= Required task =
Collect every line that includes the string "chart".

= Records for the task =
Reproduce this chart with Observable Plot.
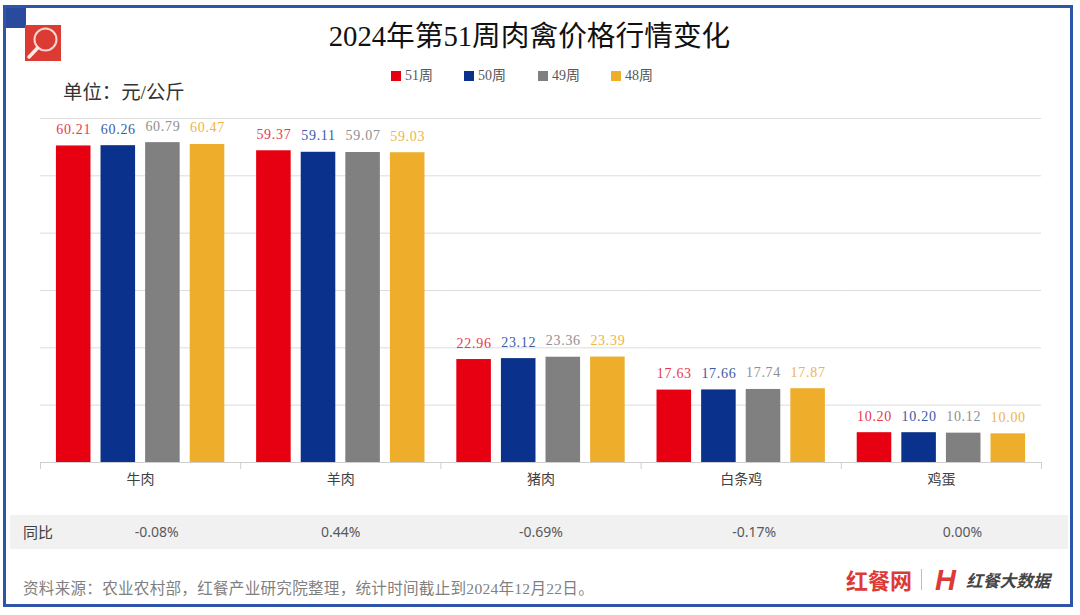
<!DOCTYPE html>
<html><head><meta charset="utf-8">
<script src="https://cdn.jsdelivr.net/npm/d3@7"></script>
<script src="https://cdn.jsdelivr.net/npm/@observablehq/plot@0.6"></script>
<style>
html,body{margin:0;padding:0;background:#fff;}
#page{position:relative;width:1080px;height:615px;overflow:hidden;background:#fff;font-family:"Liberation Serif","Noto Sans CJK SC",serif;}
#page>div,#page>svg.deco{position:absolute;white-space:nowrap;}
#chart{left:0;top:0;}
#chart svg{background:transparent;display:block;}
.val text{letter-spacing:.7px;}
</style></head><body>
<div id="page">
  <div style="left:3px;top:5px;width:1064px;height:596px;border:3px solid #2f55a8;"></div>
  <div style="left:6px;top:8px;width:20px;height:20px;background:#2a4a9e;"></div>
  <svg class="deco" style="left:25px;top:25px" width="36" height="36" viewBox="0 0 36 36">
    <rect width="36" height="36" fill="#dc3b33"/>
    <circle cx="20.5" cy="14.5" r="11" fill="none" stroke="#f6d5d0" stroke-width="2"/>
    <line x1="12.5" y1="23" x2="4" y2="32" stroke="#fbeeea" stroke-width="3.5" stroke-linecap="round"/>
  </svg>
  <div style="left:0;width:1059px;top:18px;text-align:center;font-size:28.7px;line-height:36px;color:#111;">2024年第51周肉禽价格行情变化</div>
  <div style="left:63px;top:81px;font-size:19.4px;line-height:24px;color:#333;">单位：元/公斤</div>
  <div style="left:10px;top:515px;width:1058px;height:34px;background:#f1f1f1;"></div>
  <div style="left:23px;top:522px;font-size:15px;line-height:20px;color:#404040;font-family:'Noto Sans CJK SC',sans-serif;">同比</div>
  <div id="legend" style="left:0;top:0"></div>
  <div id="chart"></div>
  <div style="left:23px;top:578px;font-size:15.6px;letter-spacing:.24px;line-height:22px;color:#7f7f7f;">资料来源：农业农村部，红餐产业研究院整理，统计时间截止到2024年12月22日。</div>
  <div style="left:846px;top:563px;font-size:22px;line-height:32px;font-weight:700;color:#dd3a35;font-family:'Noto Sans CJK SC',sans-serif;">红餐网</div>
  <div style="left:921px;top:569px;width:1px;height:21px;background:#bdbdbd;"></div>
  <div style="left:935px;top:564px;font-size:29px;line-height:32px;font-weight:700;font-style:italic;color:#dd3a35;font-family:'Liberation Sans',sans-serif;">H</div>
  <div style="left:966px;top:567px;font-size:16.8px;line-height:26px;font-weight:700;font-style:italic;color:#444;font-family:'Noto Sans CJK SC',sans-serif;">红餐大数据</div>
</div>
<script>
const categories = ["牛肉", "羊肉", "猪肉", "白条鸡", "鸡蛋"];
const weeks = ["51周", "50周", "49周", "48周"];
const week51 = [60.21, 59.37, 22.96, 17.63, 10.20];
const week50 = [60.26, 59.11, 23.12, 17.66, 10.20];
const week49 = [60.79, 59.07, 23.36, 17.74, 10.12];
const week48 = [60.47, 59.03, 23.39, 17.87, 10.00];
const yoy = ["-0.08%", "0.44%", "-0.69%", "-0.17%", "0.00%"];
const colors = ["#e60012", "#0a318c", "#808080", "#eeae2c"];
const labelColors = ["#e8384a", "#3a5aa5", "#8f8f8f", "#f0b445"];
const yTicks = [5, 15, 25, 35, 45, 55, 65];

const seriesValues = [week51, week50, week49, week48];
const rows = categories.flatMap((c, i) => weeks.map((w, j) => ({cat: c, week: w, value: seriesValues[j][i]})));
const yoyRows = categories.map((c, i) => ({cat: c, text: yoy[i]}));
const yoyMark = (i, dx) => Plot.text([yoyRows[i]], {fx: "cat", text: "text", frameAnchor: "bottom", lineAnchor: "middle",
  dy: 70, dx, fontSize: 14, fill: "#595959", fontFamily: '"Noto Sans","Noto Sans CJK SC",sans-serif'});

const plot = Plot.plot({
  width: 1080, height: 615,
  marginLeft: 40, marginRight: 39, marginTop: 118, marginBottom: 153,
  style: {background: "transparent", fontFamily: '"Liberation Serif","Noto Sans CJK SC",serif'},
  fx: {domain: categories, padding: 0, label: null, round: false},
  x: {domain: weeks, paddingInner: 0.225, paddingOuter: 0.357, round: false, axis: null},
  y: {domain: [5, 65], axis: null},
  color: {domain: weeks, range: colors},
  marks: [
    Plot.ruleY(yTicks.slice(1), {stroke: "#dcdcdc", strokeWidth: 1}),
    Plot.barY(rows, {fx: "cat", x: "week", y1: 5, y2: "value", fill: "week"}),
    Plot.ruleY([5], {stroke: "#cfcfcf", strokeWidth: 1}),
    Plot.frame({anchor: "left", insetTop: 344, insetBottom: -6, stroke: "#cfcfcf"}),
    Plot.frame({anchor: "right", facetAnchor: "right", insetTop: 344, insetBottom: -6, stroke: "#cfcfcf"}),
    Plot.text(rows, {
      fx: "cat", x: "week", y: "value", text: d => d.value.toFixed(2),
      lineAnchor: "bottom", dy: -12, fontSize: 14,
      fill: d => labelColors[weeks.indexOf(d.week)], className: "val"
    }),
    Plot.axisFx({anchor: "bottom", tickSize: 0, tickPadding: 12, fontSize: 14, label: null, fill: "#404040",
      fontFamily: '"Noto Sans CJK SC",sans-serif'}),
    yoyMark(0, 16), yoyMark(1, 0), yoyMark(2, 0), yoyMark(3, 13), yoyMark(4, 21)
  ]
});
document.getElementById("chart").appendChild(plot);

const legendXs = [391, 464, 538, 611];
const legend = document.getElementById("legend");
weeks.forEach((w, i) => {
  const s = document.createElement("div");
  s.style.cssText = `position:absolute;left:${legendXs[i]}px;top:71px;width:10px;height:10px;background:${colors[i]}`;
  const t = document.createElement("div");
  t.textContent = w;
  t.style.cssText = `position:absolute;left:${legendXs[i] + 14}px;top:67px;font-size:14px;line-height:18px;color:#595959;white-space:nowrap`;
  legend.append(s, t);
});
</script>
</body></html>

--

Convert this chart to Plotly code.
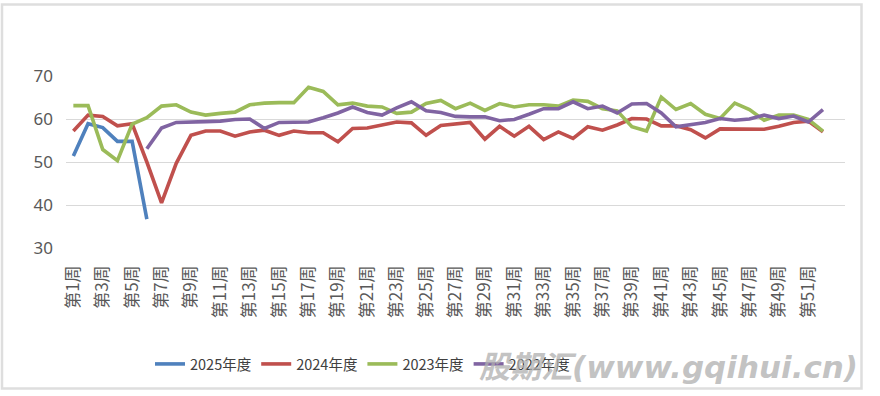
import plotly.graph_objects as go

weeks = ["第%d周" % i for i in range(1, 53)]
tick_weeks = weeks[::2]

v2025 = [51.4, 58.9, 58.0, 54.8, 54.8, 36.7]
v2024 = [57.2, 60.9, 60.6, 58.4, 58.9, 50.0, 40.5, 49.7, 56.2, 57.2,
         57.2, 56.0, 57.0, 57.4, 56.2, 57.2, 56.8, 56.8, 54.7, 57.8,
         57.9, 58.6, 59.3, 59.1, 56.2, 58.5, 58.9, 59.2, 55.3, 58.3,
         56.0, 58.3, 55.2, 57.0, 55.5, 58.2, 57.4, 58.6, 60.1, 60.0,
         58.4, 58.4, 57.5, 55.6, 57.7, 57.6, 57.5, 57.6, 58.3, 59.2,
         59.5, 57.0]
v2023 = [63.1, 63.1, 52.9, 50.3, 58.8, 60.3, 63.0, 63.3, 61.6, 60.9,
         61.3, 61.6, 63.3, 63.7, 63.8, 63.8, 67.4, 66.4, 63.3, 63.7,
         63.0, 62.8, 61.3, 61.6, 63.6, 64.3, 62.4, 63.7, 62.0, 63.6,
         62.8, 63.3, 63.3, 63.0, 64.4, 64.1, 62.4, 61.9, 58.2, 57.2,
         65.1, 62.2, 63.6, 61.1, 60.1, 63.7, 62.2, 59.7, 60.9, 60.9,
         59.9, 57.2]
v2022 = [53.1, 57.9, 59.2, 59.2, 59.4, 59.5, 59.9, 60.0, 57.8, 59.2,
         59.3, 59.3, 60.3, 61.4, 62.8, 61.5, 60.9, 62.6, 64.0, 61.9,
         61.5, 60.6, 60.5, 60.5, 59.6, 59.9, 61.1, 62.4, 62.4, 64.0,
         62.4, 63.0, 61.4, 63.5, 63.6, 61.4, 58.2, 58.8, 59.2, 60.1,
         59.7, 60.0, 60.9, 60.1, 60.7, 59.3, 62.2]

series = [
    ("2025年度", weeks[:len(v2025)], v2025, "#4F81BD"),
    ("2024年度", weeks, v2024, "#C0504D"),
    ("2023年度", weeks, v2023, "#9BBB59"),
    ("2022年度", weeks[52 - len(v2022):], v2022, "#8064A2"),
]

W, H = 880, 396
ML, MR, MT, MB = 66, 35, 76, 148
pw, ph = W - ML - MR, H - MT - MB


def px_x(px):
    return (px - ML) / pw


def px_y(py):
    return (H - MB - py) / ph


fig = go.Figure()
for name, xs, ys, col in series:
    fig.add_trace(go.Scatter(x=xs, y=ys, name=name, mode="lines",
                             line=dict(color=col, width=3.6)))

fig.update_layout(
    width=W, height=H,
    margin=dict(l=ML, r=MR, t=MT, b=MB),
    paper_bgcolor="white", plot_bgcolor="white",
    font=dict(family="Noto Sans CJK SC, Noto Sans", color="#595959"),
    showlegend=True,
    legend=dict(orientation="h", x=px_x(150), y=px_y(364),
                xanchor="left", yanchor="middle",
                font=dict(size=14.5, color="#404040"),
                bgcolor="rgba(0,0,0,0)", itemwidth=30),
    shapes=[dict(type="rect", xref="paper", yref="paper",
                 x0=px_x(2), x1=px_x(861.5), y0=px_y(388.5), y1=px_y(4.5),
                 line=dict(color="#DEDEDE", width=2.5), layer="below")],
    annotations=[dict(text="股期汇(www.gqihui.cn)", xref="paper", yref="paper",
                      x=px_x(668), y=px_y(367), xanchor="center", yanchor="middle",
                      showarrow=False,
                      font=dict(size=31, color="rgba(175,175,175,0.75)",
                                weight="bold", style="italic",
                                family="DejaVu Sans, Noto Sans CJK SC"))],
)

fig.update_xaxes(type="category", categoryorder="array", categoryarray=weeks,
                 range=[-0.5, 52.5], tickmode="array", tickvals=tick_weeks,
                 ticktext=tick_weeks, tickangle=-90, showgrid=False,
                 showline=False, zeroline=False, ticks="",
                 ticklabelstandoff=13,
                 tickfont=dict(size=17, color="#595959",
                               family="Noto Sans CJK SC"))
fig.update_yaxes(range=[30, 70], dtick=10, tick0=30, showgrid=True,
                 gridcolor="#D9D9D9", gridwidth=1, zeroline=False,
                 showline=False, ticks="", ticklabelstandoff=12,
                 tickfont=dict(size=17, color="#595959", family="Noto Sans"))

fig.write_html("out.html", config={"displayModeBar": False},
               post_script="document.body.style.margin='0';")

==

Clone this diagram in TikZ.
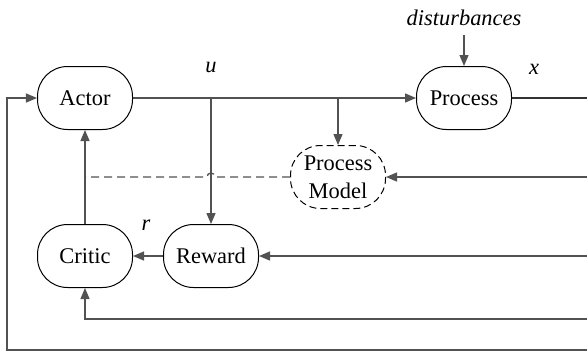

= Answer to this task =
Reproduce this chart with Observable Plot.
#chart{left:0;top:0;}
#chart svg{background:transparent;display:block;}
  <div id="chart"></div>
document.getElementById("chart").appendChild(plot);
Convert this chart to Plotly code.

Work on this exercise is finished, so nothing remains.